((
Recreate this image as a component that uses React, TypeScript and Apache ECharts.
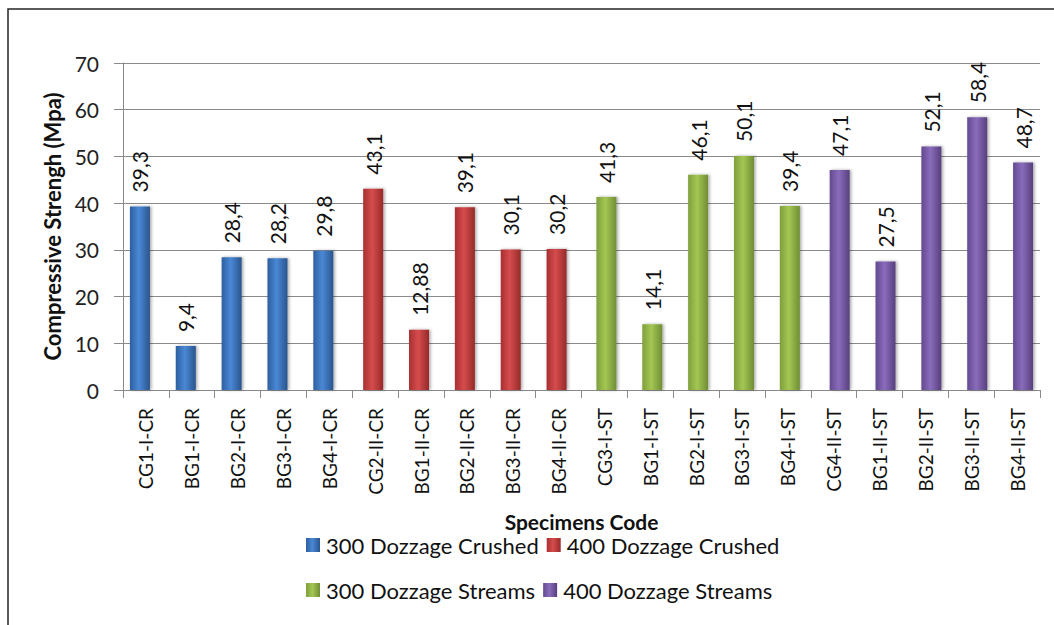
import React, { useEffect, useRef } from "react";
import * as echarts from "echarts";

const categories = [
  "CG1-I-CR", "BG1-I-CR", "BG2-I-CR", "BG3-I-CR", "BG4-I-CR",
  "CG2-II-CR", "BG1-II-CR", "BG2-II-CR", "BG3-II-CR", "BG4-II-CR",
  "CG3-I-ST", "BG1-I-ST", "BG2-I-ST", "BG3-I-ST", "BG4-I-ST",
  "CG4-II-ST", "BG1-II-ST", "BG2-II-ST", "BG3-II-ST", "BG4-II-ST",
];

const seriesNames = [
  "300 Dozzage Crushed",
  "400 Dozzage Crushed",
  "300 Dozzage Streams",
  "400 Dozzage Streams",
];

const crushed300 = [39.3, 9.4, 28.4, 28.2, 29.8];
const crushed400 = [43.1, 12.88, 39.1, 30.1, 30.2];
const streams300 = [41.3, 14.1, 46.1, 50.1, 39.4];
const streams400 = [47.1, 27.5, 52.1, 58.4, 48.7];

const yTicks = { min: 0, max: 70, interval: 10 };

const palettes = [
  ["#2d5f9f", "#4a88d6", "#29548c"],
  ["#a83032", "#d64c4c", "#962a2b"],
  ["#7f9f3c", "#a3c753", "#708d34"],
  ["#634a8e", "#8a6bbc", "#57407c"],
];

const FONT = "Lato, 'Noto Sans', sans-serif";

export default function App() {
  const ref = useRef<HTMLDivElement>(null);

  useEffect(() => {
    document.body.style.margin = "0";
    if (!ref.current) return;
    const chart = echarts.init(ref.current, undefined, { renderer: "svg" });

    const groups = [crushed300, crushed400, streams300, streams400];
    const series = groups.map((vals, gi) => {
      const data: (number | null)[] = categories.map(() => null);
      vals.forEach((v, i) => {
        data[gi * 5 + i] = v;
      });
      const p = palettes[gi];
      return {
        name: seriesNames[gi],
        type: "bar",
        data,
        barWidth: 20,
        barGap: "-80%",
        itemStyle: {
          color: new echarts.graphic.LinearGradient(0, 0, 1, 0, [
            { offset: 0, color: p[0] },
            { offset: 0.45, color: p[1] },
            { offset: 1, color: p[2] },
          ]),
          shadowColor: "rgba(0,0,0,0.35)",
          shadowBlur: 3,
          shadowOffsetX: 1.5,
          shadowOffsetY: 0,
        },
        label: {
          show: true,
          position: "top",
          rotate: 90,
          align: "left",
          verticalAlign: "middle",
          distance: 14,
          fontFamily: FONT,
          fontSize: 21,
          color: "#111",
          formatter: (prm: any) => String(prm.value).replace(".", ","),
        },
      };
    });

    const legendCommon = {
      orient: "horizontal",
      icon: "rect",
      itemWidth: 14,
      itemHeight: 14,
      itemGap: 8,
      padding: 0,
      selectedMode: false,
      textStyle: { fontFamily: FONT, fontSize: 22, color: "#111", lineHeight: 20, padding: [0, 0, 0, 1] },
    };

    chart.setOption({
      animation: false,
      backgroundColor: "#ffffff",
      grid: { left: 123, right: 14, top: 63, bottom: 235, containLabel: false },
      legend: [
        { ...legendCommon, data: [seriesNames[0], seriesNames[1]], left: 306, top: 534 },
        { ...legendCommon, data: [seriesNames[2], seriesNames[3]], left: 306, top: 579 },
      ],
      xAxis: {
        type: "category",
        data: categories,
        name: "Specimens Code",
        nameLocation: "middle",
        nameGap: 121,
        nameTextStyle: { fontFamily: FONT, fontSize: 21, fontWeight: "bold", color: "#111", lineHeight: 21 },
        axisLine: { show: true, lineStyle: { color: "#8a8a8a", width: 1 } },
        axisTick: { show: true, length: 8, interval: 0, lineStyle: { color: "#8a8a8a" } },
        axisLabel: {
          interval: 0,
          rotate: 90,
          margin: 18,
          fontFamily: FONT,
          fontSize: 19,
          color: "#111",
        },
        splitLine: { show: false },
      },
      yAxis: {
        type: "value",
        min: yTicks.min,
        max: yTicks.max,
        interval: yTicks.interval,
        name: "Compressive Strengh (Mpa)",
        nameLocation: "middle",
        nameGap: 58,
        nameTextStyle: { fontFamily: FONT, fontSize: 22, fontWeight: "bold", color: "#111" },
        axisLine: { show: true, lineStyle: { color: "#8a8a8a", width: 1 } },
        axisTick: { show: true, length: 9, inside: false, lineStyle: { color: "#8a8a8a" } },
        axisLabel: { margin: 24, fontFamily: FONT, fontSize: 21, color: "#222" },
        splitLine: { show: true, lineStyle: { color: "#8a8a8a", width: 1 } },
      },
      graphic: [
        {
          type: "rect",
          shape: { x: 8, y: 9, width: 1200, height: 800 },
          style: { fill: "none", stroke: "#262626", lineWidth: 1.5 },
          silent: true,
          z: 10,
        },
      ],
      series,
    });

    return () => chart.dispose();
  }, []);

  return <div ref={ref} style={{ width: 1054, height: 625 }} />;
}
))
◆ GIVEN TASK
Find the lines above that contain the word "React" and collect them.

◆ RESULT FOR THIS TASK
Recreate this image as a component that uses React, TypeScript and Apache ECharts.
import React, { useEffect, useRef } from "react";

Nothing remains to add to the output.